DWIS also revealed that it is developing a series of related modules for Sullivan, including ones that translate RealVideo and RealAudio, MP3 (for fun, they ran “Louie Louie” through it), and Windows Media to text.
Mum’s the Word — Neither Apple nor DWIS would comment on when the Sullivan foundation technologies might be available to consumers, but Sullivan isn’t likely to appear until a year or more after Mac OS X ships. However, derivative applications – up to and including continuous speech recognition – could be available sooner in stand-alone form. Other companies working with Apple on Sullivan are reported to be developing real-time language translation, high-end media servers, file format converters, and music education software.

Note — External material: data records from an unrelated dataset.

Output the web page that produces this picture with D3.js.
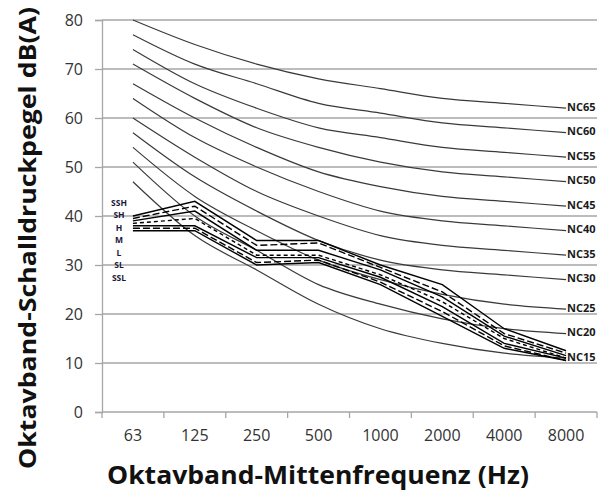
<!DOCTYPE html>
<html>
<head>
    <title>NC curves</title>
    <script src="https://d3js.org/d3.v7.min.js"></script>
    <style>
        body { margin: 0; background: #fff; }
        text { font-family: "Open Sans", "DejaVu Sans", sans-serif; }
    </style>
</head>
<body>
<svg width="608" height="491"></svg>
<script>
    // octave band centre frequencies
    var freqs = ["63", "125", "250", "500", "1000", "2000", "4000", "8000"];
    var yTicks = [0, 10, 20, 30, 40, 50, 60, 70, 80];

    // NC reference curves, dB per octave band
    var nc15 = [47, 36, 29, 22, 17, 14, 12, 11];
    var nc20 = [51, 40, 33, 26, 22, 19, 17, 16];
    var nc25 = [54, 44, 37, 31, 27, 24, 22, 21];
    var nc30 = [57, 48, 41, 35, 31, 29, 28, 27];
    var nc35 = [60, 52, 45, 40, 36, 34, 33, 32];
    var nc40 = [64, 56, 50, 45, 41, 39, 38, 37];
    var nc45 = [67, 60, 54, 49, 46, 44, 43, 42];
    var nc50 = [71, 64, 58, 54, 51, 49, 48, 47];
    var nc55 = [74, 67, 62, 58, 56, 54, 53, 52];
    var nc60 = [77, 71, 67, 63, 61, 59, 58, 57];
    var nc65 = [80, 75, 71, 68, 66, 64, 63, 62];
    var ncNames = ["NC15", "NC20", "NC25", "NC30", "NC35", "NC40", "NC45", "NC50", "NC55", "NC60", "NC65"];
    var ncCurves = [nc15, nc20, nc25, nc30, nc35, nc40, nc45, nc50, nc55, nc60, nc65];

    // measured spectra, fan speed steps
    var ssh = [40, 43, 35, 35, 30, 26, 17, 12.5];
    var sh  = [39.5, 42, 34, 34.5, 29.5, 24.5, 16, 12];
    var h   = [39, 41, 33, 33, 29, 23.5, 15.5, 11.5];
    var m   = [38.5, 39.5, 32, 32, 28, 22.5, 15, 11];
    var l   = [38, 38, 31.5, 31.5, 27.5, 21.5, 14, 11];
    var sl  = [37.5, 37.5, 30.5, 31, 26.5, 20.5, 13.5, 10.5];
    var ssl = [37, 37, 30, 30.5, 26, 19.5, 13, 10.5];
    var stepNames = ["SSH", "SH", "H", "M", "L", "SL", "SSL"];
    var steps = [ssh, sh, h, m, l, sl, ssl];
    var stepDash = [null, "7,3", null, "4,3", null, "7,3", null];

    var svg = d3.select("svg");

    var x = d3.scaleBand().domain(freqs).range([102, 597]);
    var y = d3.scaleLinear().domain([0, 80]).range([412, 20]);
    var cx = function (f) { return x(f) + x.bandwidth() / 2; };

    // gridlines
    svg.append("g")
        .selectAll("line")
        .data(yTicks.slice(1))
        .enter().append("line")
        .attr("x1", 102).attr("x2", 597)
        .attr("y1", function (d) { return y(d); })
        .attr("y2", function (d) { return y(d); })
        .attr("stroke", "#a6a6a6")
        .attr("stroke-width", 1.3);

    // y axis
    var yAxis = svg.append("g")
        .attr("transform", "translate(102,0)")
        .call(d3.axisLeft(y).tickValues(yTicks).tickSize(7).tickPadding(12));
    yAxis.select(".domain").attr("stroke", "#a6a6a6").attr("stroke-width", 1.3);
    yAxis.selectAll(".tick line").attr("stroke", "#a6a6a6").attr("stroke-width", 1.3);
    yAxis.selectAll("text").attr("font-size", 16).attr("fill", "#333")
        .style("font-family", "'Open Sans', sans-serif");

    // x axis: labels at band centres, ticks at band edges
    var xAxis = svg.append("g")
        .attr("transform", "translate(0,412)")
        .call(d3.axisBottom(x).tickSize(0).tickPadding(18));
    xAxis.select(".domain").remove();
    xAxis.selectAll("text").attr("font-size", 16).attr("fill", "#333")
        .style("font-family", "'Open Sans', sans-serif");
    var edges = freqs.map(function (f) { return x(f); }).concat([x.range()[1]]);
    svg.append("line")
        .attr("x1", 102).attr("x2", 597).attr("y1", 412).attr("y2", 412)
        .attr("stroke", "#a6a6a6").attr("stroke-width", 1.3);
    svg.append("g")
        .selectAll("line")
        .data(edges)
        .enter().append("line")
        .attr("x1", function (d) { return d; })
        .attr("x2", function (d) { return d; })
        .attr("y1", 412).attr("y2", 418)
        .attr("stroke", "#a6a6a6").attr("stroke-width", 1.3);

    // NC curves (smoothed)
    var ncLine = d3.line()
        .x(function (d, i) { return cx(freqs[i]); })
        .y(function (d) { return y(d); })
        .curve(d3.curveMonotoneX);

    svg.append("g")
        .selectAll("path")
        .data(ncCurves)
        .enter().append("path")
        .attr("d", ncLine)
        .attr("fill", "none")
        .attr("stroke", "#3a3a3a")
        .attr("stroke-width", 1.2);

    svg.append("g")
        .selectAll("text")
        .data(ncCurves)
        .enter().append("text")
        .attr("x", cx("8000") + 1)
        .attr("y", function (d) { return y(d[d.length - 1]) - 2; })
        .attr("dominant-baseline", "central")
        .attr("font-size", 11)
        .attr("font-weight", "bold")
        .attr("fill", "#1a1a1a")
        .text(function (d, i) { return ncNames[i]; });

    // measured spectra (straight segments)
    var stepLine = d3.line()
        .x(function (d, i) { return cx(freqs[i]); })
        .y(function (d) { return y(d); });

    svg.append("g")
        .selectAll("path")
        .data(steps)
        .enter().append("path")
        .attr("d", stepLine)
        .attr("fill", "none")
        .attr("stroke", "#000")
        .attr("stroke-width", 1.4)
        .attr("stroke-dasharray", function (d, i) { return stepDash[i]; });

    svg.append("g")
        .selectAll("text")
        .data(stepNames)
        .enter().append("text")
        .attr("x", 119)
        .attr("y", function (d, i) { return 202 + i * 12.5; })
        .attr("text-anchor", "middle")
        .attr("dominant-baseline", "central")
        .attr("font-size", 8.5)
        .attr("font-weight", "bold")
        .attr("fill", "#1a1a3a")
        .text(function (d) { return d; });

    // axis titles
    svg.append("text")
        .attr("x", 318)
        .attr("y", 484)
        .attr("text-anchor", "middle")
        .attr("font-size", 25)
        .attr("font-weight", "bold")
        .attr("fill", "#111")
        .attr("textLength", 422)
        .attr("lengthAdjust", "spacingAndGlyphs")
        .text("Oktavband-Mittenfrequenz (Hz)");

    svg.append("text")
        .attr("transform", "translate(36,238) rotate(-90)")
        .attr("text-anchor", "middle")
        .attr("font-size", 24)
        .attr("font-weight", "bold")
        .attr("fill", "#111")
        .attr("textLength", 462)
        .attr("lengthAdjust", "spacingAndGlyphs")
        .text("Oktavband-Schalldruckpegel dB(A)");
</script>
</body>
</html>
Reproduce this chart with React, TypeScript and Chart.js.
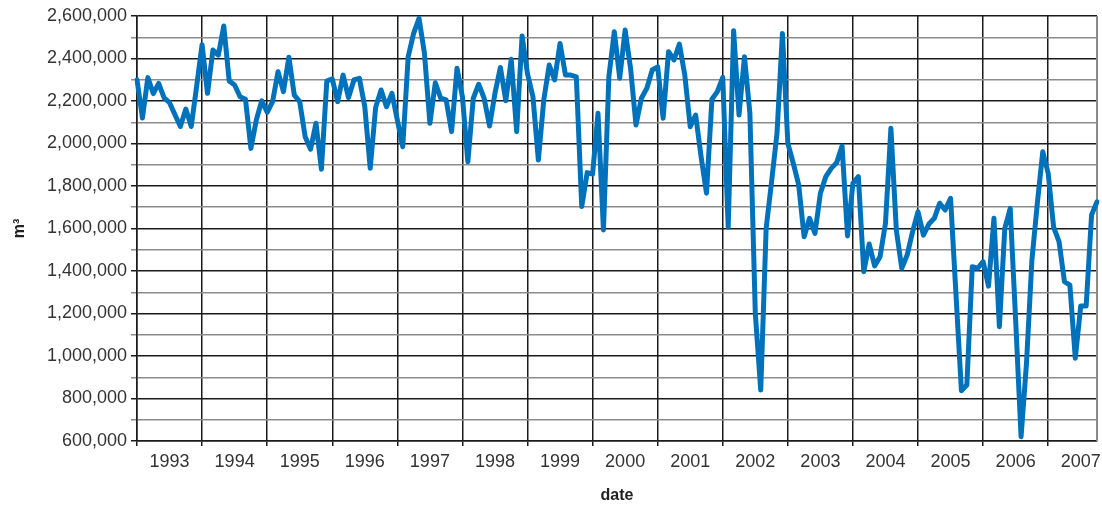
import React, { useEffect, useRef } from 'react';
import { Chart, registerables } from 'chart.js';

Chart.register(...registerables);

const startYear = 1993;

const yearLabels = [
  '1993', '1994', '1995', '1996', '1997', '1998', '1999', '2000',
  '2001', '2002', '2003', '2004', '2005', '2006', '2007',
];

// Monthly volume (m³), Jan 1993 .. Oct 2007
const volumes = [
  2300000, 2120000, 2310000, 2235000, 2283000, 2215000, 2192000, 2135000, 2080000, 2162000, 2080000, 2270000,
  2465000, 2236000, 2440000, 2416000, 2553000, 2294000, 2275000, 2220000, 2208000, 1977000, 2111000, 2201000,
  2147000, 2197000, 2338000, 2244000, 2406000, 2228000, 2197000, 2032000, 1973000, 2095000, 1879000, 2294000,
  2304000, 2197000, 2322000, 2216000, 2299000, 2307000, 2173000, 1883000, 2170000, 2252000, 2173000, 2236000,
  2111000, 1985000, 2408000, 2518000, 2589000, 2424000, 2095000, 2286000, 2213000, 2205000, 2056000, 2354000,
  2220000, 1914000, 2213000, 2279000, 2213000, 2082000, 2236000, 2358000, 2201000, 2396000, 2056000, 2506000,
  2328000, 2220000, 1922000, 2205000, 2369000, 2299000, 2471000, 2322000, 2322000, 2314000, 1703000, 1863000,
  1856000, 2142000, 1593000, 2314000, 2526000, 2307000, 2534000, 2354000, 2087000, 2213000, 2260000, 2346000,
  2361000, 2119000, 2432000, 2393000, 2468000, 2322000, 2079000, 2134000, 1938000, 1766000, 2208000, 2244000,
  2311000, 1606000, 2531000, 2134000, 2408000, 2142000, 1201000, 840000, 1601000, 1820000, 2048000, 2518000,
  2001000, 1907000, 1805000, 1561000, 1648000, 1577000, 1766000, 1844000, 1883000, 1910000, 1988000, 1565000,
  1813000, 1844000, 1397000, 1527000, 1424000, 1467000, 1624000, 2072000, 1593000, 1413000, 1475000, 1585000,
  1679000, 1569000, 1621000, 1648000, 1719000, 1687000, 1742000, 1290000, 837000, 863000, 1420000, 1413000,
  1444000, 1329000, 1648000, 1138000, 1601000, 1695000, 1169000, 620000, 966000, 1452000, 1719000, 1961000,
  1860000, 1606000, 1538000, 1350000, 1334000, 989000, 1235000, 1235000, 1664000, 1726000,
];

const monthLabels = volumes.map(
  (_, i) => `${startYear + Math.floor(i / 12)}-${String((i % 12) + 1).padStart(2, '0')}`
);

const FONT = '"Liberation Sans", Arial, Helvetica, sans-serif';

export default function App() {
  const ref = useRef<HTMLCanvasElement>(null);

  useEffect(() => {
    if (!ref.current) return;
    const rightBorder = {
      id: 'rightBorder',
      beforeDatasetsDraw(chart: any) {
        const { ctx, chartArea } = chart;
        ctx.save();
        ctx.strokeStyle = '#8a8a8a';
        ctx.lineWidth = 2;
        ctx.beginPath();
        ctx.moveTo(chartArea.right, chartArea.top);
        ctx.lineTo(chartArea.right, chartArea.bottom);
        ctx.stroke();
        ctx.restore();
      },
    };

    const chart = new Chart(ref.current, {
      type: 'line',
      data: {
        labels: monthLabels,
        datasets: [
          {
            data: volumes,
            borderColor: '#0072BC',
            borderWidth: 5,
            pointRadius: 0,
            tension: 0,
            fill: false,
            borderJoinStyle: 'round',
            borderCapStyle: 'round',
          },
        ],
      },
      options: {
        animation: false,
        responsive: false,
        maintainAspectRatio: false,
        layout: { padding: { left: 0, right: 5, top: 16, bottom: 0 } },
        plugins: { legend: { display: false }, tooltip: { enabled: false } },
        scales: {
          x: {
            type: 'category',
            offset: false,
            grid: {
              color: (c: any) => (c.index % 12 === 0 ? '#1a1a1a' : 'rgba(0,0,0,0)'),
              lineWidth: 1.5,
              tickLength: 5,
            },
            border: { color: '#1a1a1a', width: 1.5 },
            ticks: {
              autoSkip: false,
              maxRotation: 0,
              minRotation: 0,
              padding: 5,
              color: '#333',
              font: { family: FONT, size: 18 },
              callback: (_v: any, i: number) => (i % 12 === 6 ? yearLabels[(i - 6) / 12] : ''),
            },
            title: {
              display: true,
              text: 'date',
              color: '#222',
              font: { family: FONT, size: 16, weight: 'bold' },
              padding: { top: 0, bottom: 4 },
            },
            afterFit: (s: any) => {
              s.height = 68;
            },
          },
          y: {
            min: 600000,
            max: 2600000,
            grid: {
              color: (c: any) =>
                c.tick && c.tick.value % 200000 === 0 ? '#1a1a1a' : '#8c8c8c',
              lineWidth: 1.5,
              tickLength: 6,
            },
            border: { color: '#1a1a1a', width: 1.5 },
            ticks: {
              stepSize: 100000,
              autoSkip: false,
              padding: 4,
              color: '#333',
              font: { family: FONT, size: 18 },
              callback: (v: any) =>
                Number(v) % 200000 === 0 ? Number(v).toLocaleString('en-US') : '',
            },
            title: {
              display: true,
              text: 'm³',
              color: '#222',
              font: { family: FONT, size: 16, weight: 'bold' },
              padding: { top: 10, bottom: 0 },
            },
            afterFit: (s: any) => {
              s.width = 137;
            },
          },
        },
      },
      plugins: [rightBorder],
    });
    return () => chart.destroy();
  }, []);

  return (
    <div style={{ position: 'fixed', left: 0, top: 0, width: 1102, height: 509, background: '#fff' }}>
      <canvas ref={ref} width={1102} height={509} style={{ display: 'block', width: 1102, height: 509 }} />
    </div>
  );
}
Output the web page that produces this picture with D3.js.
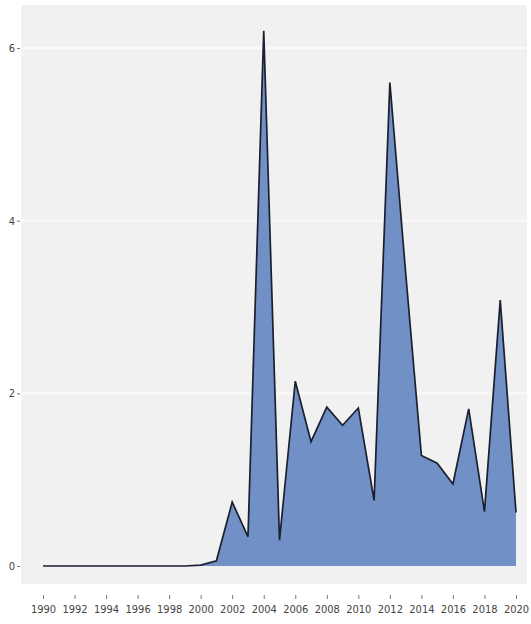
<!DOCTYPE html>
<html><head><meta charset="utf-8">
<script src="https://cdn.jsdelivr.net/npm/d3@7"></script>
<style>
html,body{margin:0;padding:0;background:#fff;}
svg text{font-family:"Liberation Sans Narrow","DejaVu Sans Condensed",sans-serif;}
</style></head>
<body>
<svg id="chart" width="531" height="624"></svg>
<script>
const years = d3.range(1990, 2021);
const values = [0,0,0,0,0,0,0,0,0,0,0.01,0.06,0.74,0.34,6.2,0.30,2.14,1.44,1.84,1.63,1.83,0.76,5.6,3.4,1.28,1.19,0.95,1.82,0.63,3.08,0.62];
const xTicks = d3.range(1990, 2021, 2);
const yTicks = [0,2,4,6];

const data = years.map((y,i)=>({year:y, value:values[i]}));
const svg = d3.select("#chart");
const panel = {left:21, top:5, right:527, bottom:584};
const x = d3.scaleLinear().domain([1990,2020]).range([43,516]);
const y = d3.scaleLinear().domain([0,6]).range([566,48]);

svg.append("rect").attr("x",panel.left).attr("y",panel.top)
  .attr("width",panel.right-panel.left).attr("height",panel.bottom-panel.top)
  .attr("fill","#f1f1f1");

svg.append("g").selectAll("line").data(yTicks.filter(d=>d>0)).join("line")
  .attr("x1",panel.left).attr("x2",panel.right)
  .attr("y1",d=>y(d)).attr("y2",d=>y(d))
  .attr("stroke","#fcfcfc").attr("stroke-width",1.6);

const area = d3.area().x(d=>x(d.year)).y0(y(0)).y1(d=>y(d.value));
const line = d3.line().x(d=>x(d.year)).y(d=>y(d.value));
svg.append("path").datum(data).attr("d",area).attr("fill","#7190c6");
svg.append("path").datum(data).attr("d",line).attr("fill","none")
  .attr("stroke","#1b1f2e").attr("stroke-width",1.7).attr("stroke-linejoin","miter");

const xAxis = d3.axisBottom(x).tickValues(xTicks).tickFormat(d3.format("d")).tickSize(4).tickPadding(6);
const gx = svg.append("g").attr("transform",`translate(0,${panel.bottom+11})`).call(xAxis);
gx.select(".domain").remove();
gx.selectAll(".tick line").attr("stroke","#777");
gx.selectAll(".tick text").attr("fill","#444").attr("font-size",11);

const yAxis = d3.axisLeft(y).tickValues(yTicks).tickFormat(d3.format("d")).tickSize(3).tickPadding(2);
const gy = svg.append("g").attr("transform",`translate(${panel.left-1},0)`).call(yAxis);
gy.select(".domain").remove();
gy.selectAll(".tick line").attr("stroke","#777");
gy.selectAll(".tick text").attr("fill","#444").attr("font-size",11);
</script>
</body></html>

The burden of Sullivan’s effectiveness in a particular application comes down to the quality and sophistication of the MDTs and MOSs. MTDs and MOSs can function like plug-ins for the core Sullivan engine (drop them in the correct folder and Sullivan immediately becomes aware of the newly added media “flavors”) or as part of a specific application designed to run on top of the Sullivan engine. So, support for translating to or from HTML or XML would be best implemented as a plug-in intended for wide use by Sullivan-savvy applications, while MDTs that handle a proprietary data format might be available only within the context of a single program.
Sullivan seems like a breakthrough technology for Apple, both providing a solid foundation for the Macintosh platform and ample opportunity for third party development.